Sprinkle coffee grounds around your plants (particularly those that they love) or make a caffeine spray and douse them.
As a bonus, coffee grounds will decompose and add nutrients to the soil.
12. Natural Predators
This is one of the best methods for getting rid of pests in the garden. Birds adore pecking at them, so why not use them to your advantage?
Set up a birdbath or a couple of bird feeders nearby. They’ll come to check out the area, and more than likely, eat most or all of the bad guys.
13. Copper Surfaces
These guys don’t like copper surfaces. Why? Because copper reacts with the slime they secrete , disrupting their nervous system.

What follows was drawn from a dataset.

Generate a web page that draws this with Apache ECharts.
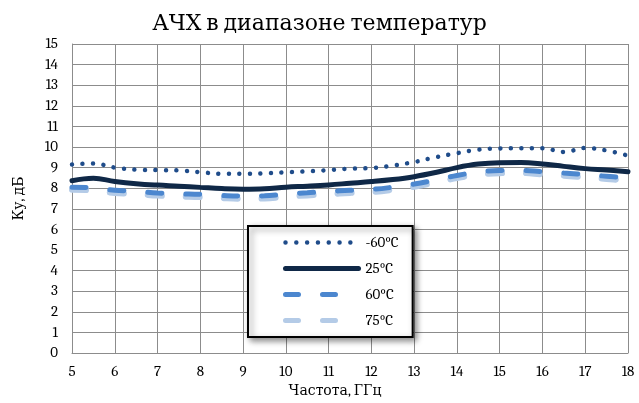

Try using copper slug tapes around your flower pots, grow beds, and greenhouse to stop them from eating your plants.
14. Vinegar Solution
Does vinegar kill snails? Yes, it will, and it kills slugs too. However, be careful not to spray directly on plants as the solution might burn them.
To get rid of snails and slugs with vinegar, combine one cup of vinegar with half a cup of water in a spray bottle. When these pests are active, go out and spray them directly.
15. Human Hair Clippings
If you have a local hair salon or barbershop, ask them for some floor sweepings of human hair.
You can place hair around the base of your plants and affected areas of your house to help eliminate or deter them. It also works great for potted plants.
How does this work? It’s simple. They will get tangled up in it.
Bonus: the hair will add nitrogen to the soil as it starts to decompose — making your plants even healthier.
What do slugs eat?
They are mostly scavengers; however, they are not picky eaters and will go after your crops. Tender leaves and stems are what they’ll target in your garden, so keep an eye out for them.
What do snails eat?
They will feed on fungi and mushrooms mostly, but they also go after the leaves, stems, fruits, and bark of live plants.
Is a snail an insect?
Although you will hear people using the term “snail or slug insect”, they are not insects. They span from the phylum Mollusca , and so they are more closely related to squids and octopuses than to insects.
Snails and slugs are annoying, and unfortunately, they’re one of the more difficult pests that attack vegetables in the garden.
The methods above will certainly help, but keep in mind that the critters are hermaphrodites (female and male), so they can lay many eggs, up to six times per year. As a result, stop them before there’s an infestation.